The opera was a success in New York, and Cotel was invited to

conduct nine performances in Vienna.

In order to communicate better with the Viennese orchestra, he

felt it was imperative to brush up on his German. He took a class

once a week for three months with an elderly German widow who lived

in his neighborhood.

“She’d make me practice my German by telling her about the opera

and explaining what it was about,” Cotel said.

“Dreyfus” was well received in Vienna, and a few months after he

returned to the U.S., Cotel was walking to synagogue when he heard a

familiar voice from behind mutter the Hebrew saying “Ma shlom-cha?”

which means “How are you?”

He looked back and saw the elderly German woman. It turned out

that she was born Jewish but was sent by her parents to the Catholic

church as a child to avoid being a casualty of the Holocaust.
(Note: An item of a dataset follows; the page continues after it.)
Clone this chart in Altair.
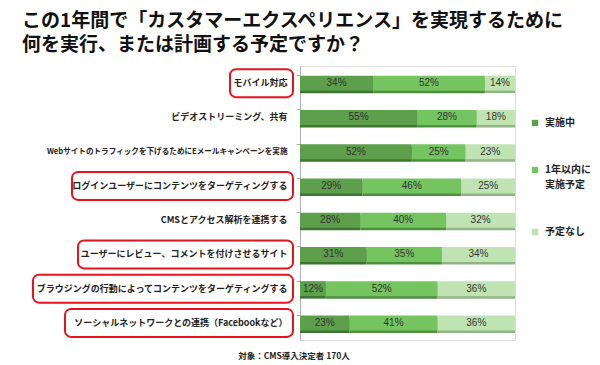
import altair as alt
import pandas as pd

categories = [
    "モバイル対応",
    "ビデオストリーミング、共有",
    "Webサイトのトラフィックを下げるためにEメールキャンペーンを実施",
    "ログインユーザーにコンテンツをターゲティングする",
    "CMSとアクセス解析を連携する",
    "ユーザーにレビュー、コメントを付けさせるサイト",
    "ブラウジングの行動によってコンテンツをターゲティングする",
    "ソーシャルネットワークとの連携（Facebookなど）",
]
series = ["実施中", "1年以内に実施予定", "予定なし"]
doing = [34, 55, 52, 29, 28, 31, 12, 23]
planned = [52, 28, 25, 46, 40, 35, 52, 41]
no_plan = [14, 18, 23, 25, 32, 34, 36, 36]
highlighted = [True, False, False, True, False, True, True, True]

title_lines = ["この1年間で「カスタマーエクスペリエンス」を実現するために", "何を実行、または計画する予定ですか？"]
footer = "対象：CMS導入決定者 170人"

# styling (pixels relative to the plot area) for the red highlight boxes
box_left = {0: -70, 3: -228, 5: -222, 6: -267, 7: -235}
box_right = -7

colors = ["#5e9f4c", "#74c460", "#bfe3b2"]
shadow_colors = ["#3f7533", "#4f8f40", "#8fb585"]
FONT = "Noto Sans CJK JP"

rows = []
for i, c in enumerate(categories):
    for k, (s, vals) in enumerate(zip(series, [doing, planned, no_plan])):
        rows.append({"category": c, "series": s, "order": k, "value": vals[i]})
df = pd.DataFrame(rows)

box_df = pd.DataFrame([
    {"category": categories[i], "left": box_left[i], "right": box_right}
    for i in range(len(categories)) if highlighted[i]
])

band = alt.Scale(paddingInner=0.56, paddingOuter=0.28)

base = alt.Chart(df).transform_stack(
    stack="value", groupby=["category"], as_=["x0", "x1"],
    offset="normalize", sort=[alt.SortField("order")]
).transform_calculate(mid="(datum.x0 + datum.x1) / 2")

xscale = alt.Scale(domain=[0, 1], nice=False)

shadow = base.mark_bar(yOffset=2.5, size=15).encode(
    x=alt.X("x0:Q", scale=xscale, axis=None),
    x2="x1:Q",
    y=alt.Y("category:N", sort=categories, title=None, scale=band),
    color=alt.Color("series:N", scale=alt.Scale(domain=series, range=shadow_colors), legend=None),
)

bars = base.mark_bar(size=15).encode(
    x=alt.X("x0:Q", scale=xscale, axis=None),
    x2="x1:Q",
    y=alt.Y("category:N", sort=categories, title=None, scale=band,
            axis=alt.Axis(labelFont=FONT,
                          labelFontSize={"condition": {"test": "length(datum.label) > 30", "value": 7.6}, "value": 9},
                          labelFontWeight="bold",
                          labelColor="#222222", labelLimit=320, labelPadding=9,
                          domainColor="#b0b0b0", tickColor="#b0b0b0", tickSize=4,
                          bandPosition=0, ticks=True, domainWidth=1)),
    color=alt.Color("series:N", scale=alt.Scale(domain=series, range=colors),
                    legend=alt.Legend(title=None, orient="none", legendX=230, legendY=52,
                                      symbolType="square", symbolSize=40, symbolStrokeWidth=0,
                                      labelFont=FONT, labelFontSize=10, labelFontWeight="bold",
                                      labelColor="#222222", rowPadding=37, labelOffset=5,
                                      labelExpr="datum.label == '1年以内に実施予定' ? ['1年以内に', '実施予定'] : datum.label")),
    order=alt.Order("order:Q"),
)

labels = base.mark_text(font="Liberation Sans", fontSize=10, color="#333333").encode(
    x=alt.X("mid:Q", scale=xscale),
    y=alt.Y("category:N", sort=categories),
    text=alt.Text("label:N"),
).transform_calculate(label="datum.value + '%'")

boxes = alt.Chart(box_df).mark_bar(height=28, cornerRadius=6, fillOpacity=0,
                                    stroke="#e8141c", strokeWidth=2).encode(
    x=alt.X("left:Q", scale=None),
    x2="right:Q",
    y=alt.Y("category:N", sort=categories),
)

foot = alt.Chart(pd.DataFrame({"t": [footer]})).mark_text(
    font=FONT, fontSize=8.5, fontWeight="bold", color="#222222"
).encode(text="t:N", x=alt.value(-6), y=alt.value(290))

chart = alt.layer(shadow, bars, labels, boxes, foot).resolve_scale(color="independent").properties(
    width=215, height=274,
    autosize=alt.AutoSizeParams(type="none"),
    padding={"left": 292, "top": 58, "right": 77, "bottom": 25},
    title=alt.TitleParams(text=title_lines, anchor="start", frame="group", dx=-278,
                          font=FONT, fontSize=19, fontWeight="bold", color="#111111",
                          lineHeight=24.5, offset=11),
).configure_view(stroke=None).configure(style={"guide-label": {"lineHeight": 15}})

chart.save("out.html", embed_options={"renderer": "svg", "actions": False})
“She told me that her experience teaching German to me opened her

eyes and made her want to discover her Jewish roots,” Cotel said. “I

knew right then I had to be a rabbi.”

After fulfilling his agreement with the Peabody Conservatory,

Cotel set out to become a rabbi. He spent the next seven years

studying at a rabbinical seminary.

For his senior thesis, instead of writing a paper, he put together

a nine-movement piano recital -- “Chronicles” -- featuring the works

of composers from Bach to Scriabin. Interspersed between the

movements he gave monologues on morals, values and lessons from the

Torah.

“It went over really well, and then word of it spread through the

Internet,” Cotel said. “Eventually I started getting invited to

perform ‘Chronicles’ at different venues all over.”

The only problem was that now he had a congregation of his own --

Temple Beth El in Brooklyn, N.Y. If that wasn’t enough, he’s also

part of a group called Kulanu, which is focused on fostering Judaism

among the lost sects of the religion in Third World countries. He

recently returned from a visit to Uganda.

“I had to make a compromise,” he said. “I made a deal with my

congregation that I’ll only be gone four weeks a year. It’s funny,

‘maestro’ and ‘rabbi’ both mean ‘teacher’ in English,” he said.

A change of lifestyle, but not a change of position.